** START OF Supplied information **

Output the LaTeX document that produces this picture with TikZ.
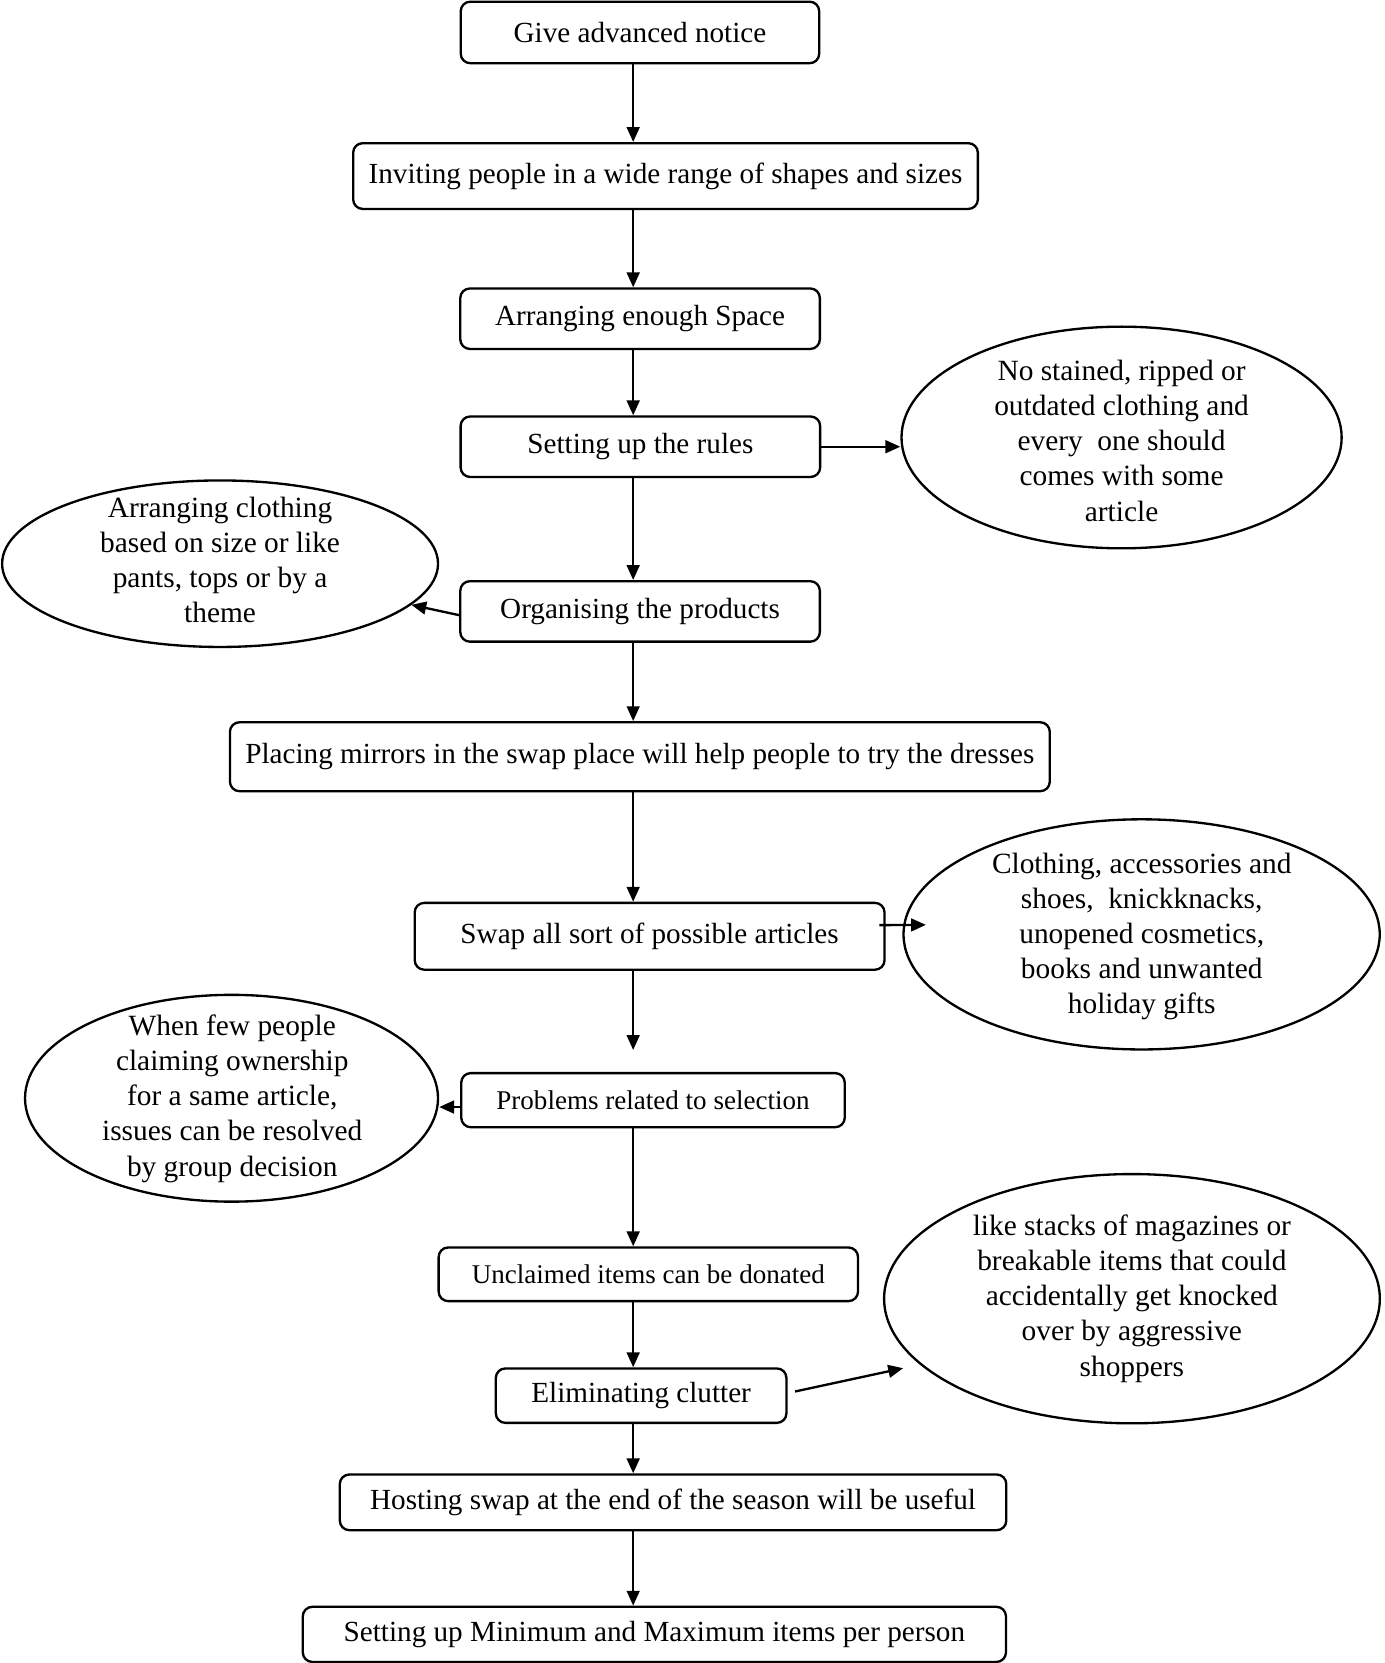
\documentclass[tikz,border=0pt]{standalone}
\usepackage{fontspec}
\setmainfont{Liberation Serif}
\usetikzlibrary{arrows.meta,shapes.geometric}
\begin{document}
\begin{tikzpicture}[x=1pt,y=-1pt,
  box/.style={draw, line width=2.2pt, rounded corners=9pt, inner sep=0pt, font=\fontsize{27.5}{33.5}\selectfont},
  sbox/.style={box, font=\fontsize{25.5}{31}\selectfont},
  ell/.style={draw, ellipse, line width=2.2pt, inner sep=0pt},
  etext/.style={align=center, inner sep=0pt, font=\fontsize{27.7}{33.2}\selectfont},
  arr/.style={line width=2.2pt, -{Triangle[length=14pt,width=12pt]}},
]
\useasboundingbox (0,0) rectangle (1305,1568);

% main boxes
\node[box, minimum width=338pt, minimum height=58pt] (b1) at (603.4,30.6) {Give advanced notice};
\node[box, minimum width=589pt, minimum height=62pt] (b2) at (627.5,166) {Inviting people in a wide range of shapes and sizes};
\node[box, minimum width=339pt, minimum height=57pt] (b3) at (603.5,300.5) {Arranging enough Space};
\node[box, minimum width=339pt, minimum height=57pt] (b4) at (603.8,421.2) {Setting up the rules};
\node[box, minimum width=339pt, minimum height=57pt] (b5) at (603.5,576.5) {Organising the products};
\node[box, minimum width=773pt, minimum height=65pt] (b6) at (603.3,713.5) {Placing mirrors in the swap place will help people to try the dresses};
\node[box, minimum width=443pt, minimum height=63pt] (b7) at (612.5,882.8) {Swap all sort of possible articles};
\node[sbox, minimum width=361.6pt, minimum height=51pt] (b8) at (615.7,1037.3) {Problems related to selection};
\node[sbox, minimum width=395.4pt, minimum height=50.6pt] (b9) at (611.3,1201.5) {Unclaimed items can be donated};
\node[box, minimum width=274pt, minimum height=51.3pt] (b10) at (604.5,1315.9) {Eliminating clutter};
\node[box, minimum width=628.4pt, minimum height=52.5pt] (b11) at (634.6,1416.5) {Hosting swap at the end of the season will be useful};
\node[box, minimum width=663pt, minimum height=52pt] (b12) at (617,1541) {Setting up Minimum and Maximum items per person};

% ellipses
\node[ell, minimum width=415pt, minimum height=209pt] (E1) at (1057.5,412.5) {};
\node[etext] (E1t) at (1057.5,415.4) {No stained, ripped or\\outdated clothing and\\every \ one should\\comes with some\\article};
\node[ell, minimum width=411pt, minimum height=157pt] (E2) at (207.5,531.5) {};
\node[etext] (E2t) at (207.5,528) {Arranging clothing\\based on size or like\\pants, tops or by a\\theme};
\node[ell, minimum width=449pt, minimum height=217pt] (E3) at (1076.4,881) {};
\node[etext] (E3t) at (1076.5,883) {Clothing, accessories and\\shoes, \ knickknacks,\\unopened cosmetics,\\books and unwanted\\holiday gifts};
\node[ell, minimum width=389.4pt, minimum height=195pt] (E4) at (218.3,1035.5) {};
\node[etext] (E4t) at (219,1035.8) {When few people\\claiming ownership\\for a same article,\\issues can be resolved\\by group decision};
\node[ell, minimum width=467.4pt, minimum height=235pt] (E5) at (1067.3,1224.5) {};
\node[etext] (E5t) at (1067.2,1224.2) {like stacks of magazines or\\breakable items that could\\accidentally get knocked\\over by aggressive\\shoppers};

% main flow
\coordinate (ax) at (597,0);
\coordinate (a7end) at (597,990);
\draw[arr] (b1.south -| ax) -- (b2.north -| ax);
\draw[arr] (b2.south -| ax) -- (b3.north -| ax);
\draw[arr] (b3.south -| ax) -- (b4.north -| ax);
\draw[arr] (b4.south -| ax) -- (b5.north -| ax);
\draw[arr] (b5.south -| ax) -- (b6.north -| ax);
\draw[arr] (b6.south -| ax) -- (b7.north -| ax);
\draw[arr] (b7.south -| ax) -- (a7end);
\draw[arr] (b8.south -| ax) -- (b9.north -| ax);
\draw[arr] (b9.south -| ax) -- (b10.north -| ax);
\draw[arr] (b10.south -| ax) -- (b11.north -| ax);
\draw[arr] (b11.south -| ax) -- (b12.north -| ax);

% side arrows
\coordinate (e3in) at (873,872);
\coordinate (e5tip) at (851.5,1290);
\draw[arr] (b4.east) -- (b4.east -| E1.west);
\draw[arr] ([yshift=-3.5pt]b5.west) -- (E2);
\draw[arr] ([xshift=-6pt,yshift=10.5pt]b7.east) -- (e3in);
\draw[arr] ([yshift=-6.5pt]b8.west) -- ([yshift=-6.5pt]b8.west -| E4.east);
\draw[arr] ([xshift=7pt,yshift=3.9pt]b10.east) -- (e5tip);
\end{tikzpicture}
\end{document}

** END OF Supplied information **

§ Stated task: Print the complete listing exactly as it stands, without its pictures.

§ Final result:
Output the LaTeX document that produces this picture with TikZ.
\documentclass[tikz,border=0pt]{standalone}
\usepackage{fontspec}
\setmainfont{Liberation Serif}
\usetikzlibrary{arrows.meta,shapes.geometric}
\begin{document}
\begin{tikzpicture}[x=1pt,y=-1pt,
  box/.style={draw, line width=2.2pt, rounded corners=9pt, inner sep=0pt, font=\fontsize{27.5}{33.5}\selectfont},
  sbox/.style={box, font=\fontsize{25.5}{31}\selectfont},
  ell/.style={draw, ellipse, line width=2.2pt, inner sep=0pt},
  etext/.style={align=center, inner sep=0pt, font=\fontsize{27.7}{33.2}\selectfont},
  arr/.style={line width=2.2pt, -{Triangle[length=14pt,width=12pt]}},
]
\useasboundingbox (0,0) rectangle (1305,1568);

% main boxes
\node[box, minimum width=338pt, minimum height=58pt] (b1) at (603.4,30.6) {Give advanced notice};
\node[box, minimum width=589pt, minimum height=62pt] (b2) at (627.5,166) {Inviting people in a wide range of shapes and sizes};
\node[box, minimum width=339pt, minimum height=57pt] (b3) at (603.5,300.5) {Arranging enough Space};
\node[box, minimum width=339pt, minimum height=57pt] (b4) at (603.8,421.2) {Setting up the rules};
\node[box, minimum width=339pt, minimum height=57pt] (b5) at (603.5,576.5) {Organising the products};
\node[box, minimum width=773pt, minimum height=65pt] (b6) at (603.3,713.5) {Placing mirrors in the swap place will help people to try the dresses};
\node[box, minimum width=443pt, minimum height=63pt] (b7) at (612.5,882.8) {Swap all sort of possible articles};
\node[sbox, minimum width=361.6pt, minimum height=51pt] (b8) at (615.7,1037.3) {Problems related to selection};
\node[sbox, minimum width=395.4pt, minimum height=50.6pt] (b9) at (611.3,1201.5) {Unclaimed items can be donated};
\node[box, minimum width=274pt, minimum height=51.3pt] (b10) at (604.5,1315.9) {Eliminating clutter};
\node[box, minimum width=628.4pt, minimum height=52.5pt] (b11) at (634.6,1416.5) {Hosting swap at the end of the season will be useful};
\node[box, minimum width=663pt, minimum height=52pt] (b12) at (617,1541) {Setting up Minimum and Maximum items per person};

% ellipses
\node[ell, minimum width=415pt, minimum height=209pt] (E1) at (1057.5,412.5) {};
\node[etext] (E1t) at (1057.5,415.4) {No stained, ripped or\\outdated clothing and\\every \ one should\\comes with some\\article};
\node[ell, minimum width=411pt, minimum height=157pt] (E2) at (207.5,531.5) {};
\node[etext] (E2t) at (207.5,528) {Arranging clothing\\based on size or like\\pants, tops or by a\\theme};
\node[ell, minimum width=449pt, minimum height=217pt] (E3) at (1076.4,881) {};
\node[etext] (E3t) at (1076.5,883) {Clothing, accessories and\\shoes, \ knickknacks,\\unopened cosmetics,\\books and unwanted\\holiday gifts};
\node[ell, minimum width=389.4pt, minimum height=195pt] (E4) at (218.3,1035.5) {};
\node[etext] (E4t) at (219,1035.8) {When few people\\claiming ownership\\for a same article,\\issues can be resolved\\by group decision};
\node[ell, minimum width=467.4pt, minimum height=235pt] (E5) at (1067.3,1224.5) {};
\node[etext] (E5t) at (1067.2,1224.2) {like stacks of magazines or\\breakable items that could\\accidentally get knocked\\over by aggressive\\shoppers};

% main flow
\coordinate (ax) at (597,0);
\coordinate (a7end) at (597,990);
\draw[arr] (b1.south -| ax) -- (b2.north -| ax);
\draw[arr] (b2.south -| ax) -- (b3.north -| ax);
\draw[arr] (b3.south -| ax) -- (b4.north -| ax);
\draw[arr] (b4.south -| ax) -- (b5.north -| ax);
\draw[arr] (b5.south -| ax) -- (b6.north -| ax);
\draw[arr] (b6.south -| ax) -- (b7.north -| ax);
\draw[arr] (b7.south -| ax) -- (a7end);
\draw[arr] (b8.south -| ax) -- (b9.north -| ax);
\draw[arr] (b9.south -| ax) -- (b10.north -| ax);
\draw[arr] (b10.south -| ax) -- (b11.north -| ax);
\draw[arr] (b11.south -| ax) -- (b12.north -| ax);

% side arrows
\coordinate (e3in) at (873,872);
\coordinate (e5tip) at (851.5,1290);
\draw[arr] (b4.east) -- (b4.east -| E1.west);
\draw[arr] ([yshift=-3.5pt]b5.west) -- (E2);
\draw[arr] ([xshift=-6pt,yshift=10.5pt]b7.east) -- (e3in);
\draw[arr] ([yshift=-6.5pt]b8.west) -- ([yshift=-6.5pt]b8.west -| E4.east);
\draw[arr] ([xshift=7pt,yshift=3.9pt]b10.east) -- (e5tip);
\end{tikzpicture}
\end{document}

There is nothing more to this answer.